The 2nd Baronet, Sir Trevor Lawrence, sat as Member of Parliament for Surrey Mid and Reigate and was a noted horticulturalist. The 3rd Baronet, also a horticulturalist, was a hospital administrator and collector. The 4th Baronet worked in industry in the Midlands.
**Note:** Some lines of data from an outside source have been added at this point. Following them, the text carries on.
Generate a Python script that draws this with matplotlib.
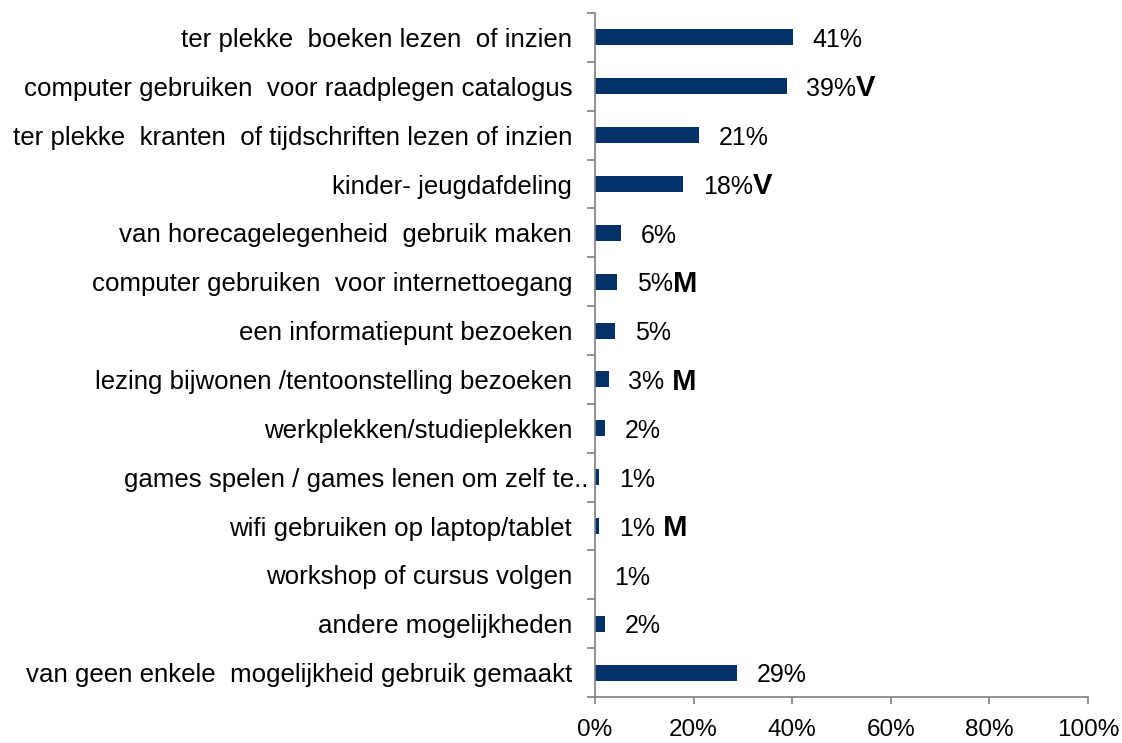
import matplotlib
matplotlib.use("Agg")
import matplotlib.pyplot as plt
import matplotlib.transforms as mtransforms
import numpy as np

categories = [
    "ter plekke  boeken lezen  of inzien",
    "computer gebruiken  voor raadplegen catalogus",
    "ter plekke  kranten  of tijdschriften lezen of inzien",
    "kinder- jeugdafdeling",
    "van horecagelegenheid  gebruik maken",
    "computer gebruiken  voor internettoegang",
    "een informatiepunt bezoeken",
    "lezing bijwonen /tentoonstelling bezoeken",
    "werkplekken/studieplekken",
    "games spelen / games lenen om zelf te..",
    "wifi gebruiken op laptop/tablet",
    "workshop of cursus volgen",
    "andere mogelijkheden",
    "van geen enkele  mogelijkheid gebruik gemaakt",
]
values = [40.2, 38.9, 21.1, 17.9, 5.3, 4.5, 4.1, 2.8, 2.1, 0.9, 0.9, 0.0, 2.1, 28.8]
value_labels = ["41%", "39%", "21%", "18%", "6%", "5%", "5%", "3%", "2%", "1%", "1%", "1%", "2%", "29%"]
markers = ["", "V", "", "V", "", "M", "", " M", "", "", " M", "", "", ""]
x_ticks = [0, 20, 40, 60, 80, 100]

plt.rcParams['font.family'] = ['Liberation Sans', 'DejaVu Sans']

fig = plt.figure(figsize=(11.22, 7.43), dpi=100)
ax = fig.add_axes([0.5303, 0.0619, 0.9697 - 0.5303, 0.9825 - 0.0619])

n = len(categories)
y = np.arange(n)
bar_color = "#03326A"
ax.barh(y, values, height=0.33, color=bar_color)
ax.set_ylim(n - 0.5, -0.5)
ax.set_xlim(0, 100)

fs_cat = 18.6
fs_val = 18
fs_x = 17.5
for i, (v, lab, mk) in enumerate(zip(values, value_labels, markers)):
    t = ax.annotate(lab, xy=(v, i), xytext=(14, -2), textcoords="offset points",
                    ha="left", va="center", fontsize=fs_val, color="black")
    if mk:
        ax.annotate(mk, xy=(1, 0), xycoords=t, xytext=(0, -1), textcoords="offset points",
                    ha="left", va="bottom", fontsize=21, fontweight="bold", color="black")

spine_color = "#7f7f7f"
for s in ["top", "right"]:
    ax.spines[s].set_visible(False)
for s in ["left", "bottom"]:
    ax.spines[s].set_color(spine_color)
    ax.spines[s].set_linewidth(1.2)

ax.set_yticks(y)
ax.set_yticklabels(categories, fontsize=fs_cat)
ax.tick_params(axis="y", which="major", length=0, pad=16.5)
ax.set_yticks(np.arange(n + 1) - 0.5, minor=True)
ax.tick_params(axis="y", which="minor", length=6, width=1.2, color=spine_color, direction="out")

ax.set_xticks(x_ticks)
ax.set_xticklabels([f"{t}%" for t in x_ticks], fontsize=fs_x)
ax.tick_params(axis="x", which="major", length=5, width=1.2, color=spine_color, pad=10.5)

# the truncated label sits slightly further right in the original
for tl in ax.get_yticklabels():
    if tl.get_text().endswith(".."):
        tl.set_transform(tl.get_transform() + mtransforms.ScaledTranslation(12/72, 0, fig.dpi_scale_trans))

fig.savefig("out.png", dpi=100)
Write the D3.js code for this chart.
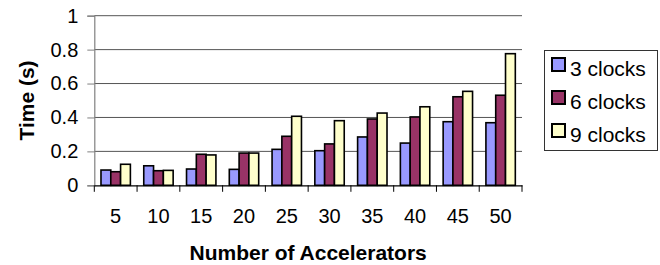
<!DOCTYPE html>
<html>
<head>
<meta charset="utf-8">
<script src="https://cdn.jsdelivr.net/npm/d3@7"></script>
<style>
  html, body { margin: 0; padding: 0; background: #fff; }
  text { font-family: "Liberation Sans", Arial, sans-serif; }
</style>
</head>
<body>
<svg id="chart" width="660" height="265"></svg>
<script>
const categories = ["5", "10", "15", "20", "25", "30", "35", "40", "45", "50"];
const seriesNames = ["3 clocks", "6 clocks", "9 clocks"];
const clocks3 = [0.09, 0.115, 0.096, 0.094, 0.212, 0.204, 0.285, 0.249, 0.375, 0.369];
const clocks6 = [0.08, 0.086, 0.183, 0.19, 0.289, 0.244, 0.391, 0.403, 0.522, 0.531];
const clocks9 = [0.124, 0.088, 0.179, 0.19, 0.407, 0.381, 0.426, 0.463, 0.554, 0.776];
const yTicks = [0, 0.2, 0.4, 0.6, 0.8, 1];
const colors = ["#9999FF", "#993366", "#FFFFCC"];

const seriesValues = [clocks3, clocks6, clocks9];

const svg = d3.select("#chart");
svg.append("rect").attr("width", 660).attr("height", 265).attr("fill", "#fff");

const plotL = 94.3, plotR = 522, plotT = 15.7, plotB = 185.3;

const y = d3.scaleLinear().domain([0, 1]).range([plotB, plotT]);
const x0 = d3.scaleBand().domain(categories).range([plotL, plotR]).padding(0);
const gap = (x0.bandwidth() - 29.4) / 2;
const x1 = d3.scaleBand().domain(seriesNames).range([gap, x0.bandwidth() - gap]).padding(0);

// gridlines
svg.append("g").selectAll("line")
  .data(yTicks.filter(d => d > 0))
  .join("line")
  .attr("x1", plotL).attr("x2", plotR)
  .attr("y1", d => y(d)).attr("y2", d => y(d))
  .attr("stroke", "#555").attr("stroke-width", 1);

// bars
const groups = svg.append("g").selectAll("g")
  .data(categories)
  .join("g")
  .attr("transform", c => `translate(${x0(c)},0)`);

groups.selectAll("rect")
  .data((c, i) => seriesNames.map((s, k) => ({ s, k, v: seriesValues[k][i] })))
  .join("rect")
  .attr("x", d => x1(d.s))
  .attr("width", x1.bandwidth())
  .attr("y", d => y(d.v))
  .attr("height", d => y(0) - y(d.v))
  .attr("fill", d => colors[d.k])
  .attr("stroke", "#000")
  .attr("stroke-width", 1.6);

// y axis
const yAxis = svg.append("g")
  .attr("transform", `translate(${plotL},0)`)
  .call(d3.axisLeft(y).tickValues(yTicks).tickFormat(d3.format("")).tickSize(7).tickPadding(9));
yAxis.select(".domain").attr("stroke", "#808080").attr("stroke-width", 1.2);
yAxis.selectAll(".tick line").attr("stroke", "#808080");
yAxis.selectAll(".tick text").attr("font-size", 20).attr("fill", "#000")
  .attr("font-family", "Liberation Sans, Arial, sans-serif");

// x axis
const xAxis = svg.append("g")
  .attr("transform", `translate(0,${plotB})`)
  .call(d3.axisBottom(x0).tickSize(0).tickPadding(24));
xAxis.select(".domain").attr("stroke", "#000").attr("stroke-width", 1.2);
xAxis.selectAll(".tick text").attr("font-size", 20).attr("fill", "#000")
  .attr("font-family", "Liberation Sans, Arial, sans-serif");
// category boundary ticks
const bounds = categories.map(c => x0(c)).concat([x0(categories[categories.length - 1]) + x0.bandwidth()]);
svg.append("g").selectAll("line").data(bounds).join("line")
  .attr("x1", d => d).attr("x2", d => d)
  .attr("y1", plotB).attr("y2", plotB + 6.5)
  .attr("stroke", "#000").attr("stroke-width", 1);

// axis titles
svg.append("text")
  .attr("x", (plotL + plotR) / 2).attr("y", 260)
  .attr("text-anchor", "middle")
  .attr("font-size", 21).attr("font-weight", "bold")
  .text("Number of Accelerators");

svg.append("text")
  .attr("transform", `translate(33.5,${(plotT + plotB) / 2}) rotate(-90)`)
  .attr("text-anchor", "middle")
  .attr("font-size", 21).attr("font-weight", "bold")
  .text("Time (s)");

// legend
const lg = svg.append("g");
lg.append("rect").attr("x", 544.5).attr("y", 50.5).attr("width", 113).attr("height", 100)
  .attr("fill", "#fff").attr("stroke", "#333").attr("stroke-width", 1);
const items = lg.selectAll("g.item").data(seriesNames).join("g").attr("class", "item")
  .attr("transform", (d, i) => `translate(0,${i * 33})`);
items.append("rect").attr("x", 552).attr("y", 58).attr("width", 13).attr("height", 13)
  .attr("fill", (d, i) => colors[i]).attr("stroke", "#000").attr("stroke-width", 2);
items.append("text").attr("x", 570).attr("y", 75.5)
  .attr("font-size", 21).text(d => d);
</script>
</body>
</html>
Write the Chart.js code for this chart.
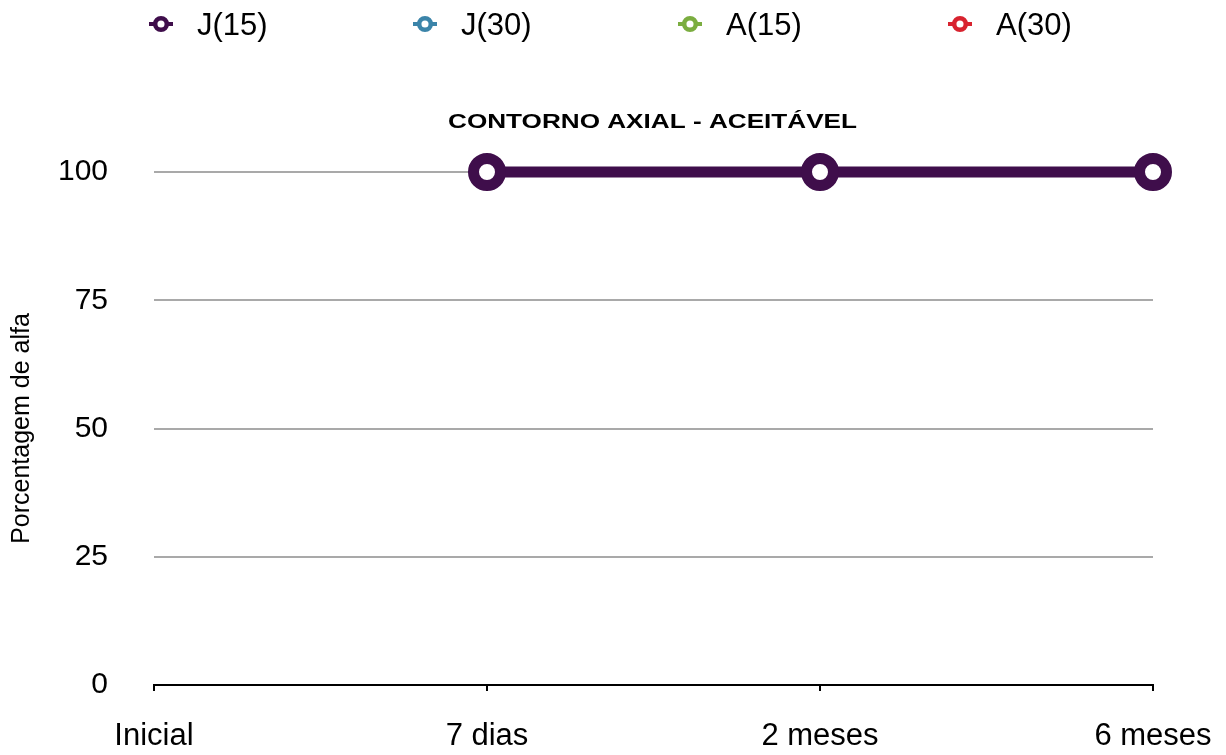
<!DOCTYPE html>
<html>
<head>
<meta charset="utf-8">
<script src="https://cdn.jsdelivr.net/npm/chart.js@4"></script>
<style>
  html, body { margin: 0; padding: 0; background: #fff; }
  #wrap { width: 1226px; height: 755px; }
</style>
</head>
<body>
<div id="wrap"><canvas id="chart"></canvas></div>
<script>
const categories = ["Inicial", "7 dias", "2 meses", "6 meses"];
const seriesNames = ["J(15)", "J(30)", "A(15)", "A(30)"];
const seriesColors = ["#3f0e4b", "#3b84a9", "#7bad40", "#d8232f"];
const j15 = [null, 100, 100, 100];
const j30 = [null, null, null, null];
const a15 = [null, null, null, null];
const a30 = [null, null, null, null];
const yTicks = [0, 25, 50, 75, 100];
const chartTitle = "CONTORNO AXIAL - ACEITÁVEL";

const FONT = "'Liberation Sans', Arial, Helvetica, sans-serif";

const seriesData = [j15, j30, a15, a30];
const datasets = seriesNames.map((name, i) => ({
  label: name,
  data: seriesData[i],
  borderColor: seriesColors[i],
  backgroundColor: "#ffffff",
  pointBackgroundColor: "#ffffff",
  pointBorderColor: seriesColors[i],
  borderWidth: 11,
  pointRadius: 13.5,
  pointBorderWidth: 11,
  pointHoverRadius: 13.5,
  clip: false,
  order: seriesNames.length - i,
}));

// legend + title drawn by hand: legend sits above the title, title is wide
const topDecor = {
  id: "topDecor",
  afterDraw(chart) {
    const ctx = chart.ctx;
    const markerX = [161, 425, 690, 960];
    const y = 24;
    ctx.save();
    chart.data.datasets.forEach((ds, i) => {
      const cx = markerX[i];
      ctx.strokeStyle = ds.borderColor;
      ctx.lineWidth = 4;
      ctx.beginPath();
      ctx.moveTo(cx - 12, y);
      ctx.lineTo(cx + 12, y);
      ctx.stroke();
      ctx.lineWidth = 4.5;
      ctx.fillStyle = "#fff";
      ctx.beginPath();
      ctx.arc(cx, y, 5.8, 0, Math.PI * 2);
      ctx.fill();
      ctx.stroke();
      ctx.fillStyle = "#000";
      ctx.font = "31px " + FONT;
      ctx.textBaseline = "alphabetic";
      ctx.textAlign = "left";
      ctx.fillText(ds.label, cx + 36, 35);
    });

    // title, stretched horizontally like the original
    ctx.font = "bold 20.5px " + FONT;
    const w = ctx.measureText(chartTitle).width;
    const sx = 409 / w;
    ctx.translate(652.5, 127.5);
    ctx.scale(sx, 1);
    ctx.textAlign = "center";
    ctx.textBaseline = "alphabetic";
    ctx.fillText(chartTitle, 0, 0);
    ctx.restore();
  },
};

new Chart(document.getElementById("chart"), {
  type: "line",
  data: { labels: categories, datasets },
  plugins: [topDecor],
  options: {
    responsive: true,
    maintainAspectRatio: false,
    animation: false,
    layout: { padding: { left: 0, right: 73, top: 172, bottom: 0 } },
    plugins: {
      legend: { display: false },
      tooltip: { enabled: false },
      title: { display: false },
    },
    scales: {
      x: {
        offset: false,
        border: { display: true, color: "#000", width: 2 },
        grid: {
          drawOnChartArea: false,
          drawTicks: true,
          tickLength: 6,
          color: "#000",
          lineWidth: 2,
        },
        ticks: {
          color: "#000",
          font: { family: FONT, size: 31 },
          padding: 27,
          maxRotation: 0,
          autoSkip: false,
        },
        afterFit(scale) {
          scale.height = 70;
          scale.paddingLeft = 0;
          scale.paddingRight = 0;
        },
      },
      y: {
        min: 0,
        max: 100,
        border: { display: false },
        grid: {
          color: (c) => (c.tick && c.tick.value === 0 ? "rgba(0,0,0,0)" : "#a9a9a9"),
          lineWidth: 2,
          drawTicks: false,
        },
        afterBuildTicks(scale) {
          scale.ticks = yTicks.map((v) => ({ value: v }));
        },
        ticks: {
          color: "#000",
          font: { family: FONT, size: 30 },
          padding: 46,
        },
        title: {
          display: true,
          text: "Porcentagem de alfa",
          color: "#000",
          font: { family: FONT, size: 25 },
          padding: { top: 7, bottom: 0 },
        },
        afterFit(scale) {
          scale.width = 154;
          scale.paddingTop = 0;
          scale.paddingBottom = 0;
        },
      },
    },
  },
});
</script>
</body>
</html>
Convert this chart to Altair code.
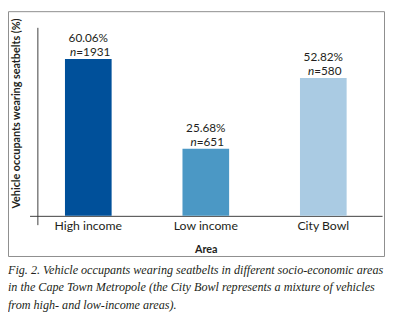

The 5th Baronet was chairman of Stratford-on-Avon Council and of the Heart of England Tourist Board.

As of Official Roll marks the baronetcy dormant.

==Lawrence baronets, of Ealing Park (1867)==
- Sir William Lawrence, 1st Baronet (1783–1867)
- Sir James John Trevor Lawrence, 2nd Baronet (1831–1913)
- Sir William Matthew Trevor Lawrence, 3rd Baronet (1870–1934)
- Sir William Lawrence, 4th Baronet (1913–1986)
- Sir William Fettiplace Lawrence, 5th Baronet (1954–2015)
- Sir Aubrey Lyttelton Simon Lawrence, presumed 6th Baronet (born 1942). His name does not appear on the Official Roll.

The heir apparent is the current holder's son Thomas Lyttelton de Froidmont Lawrence (born 1985).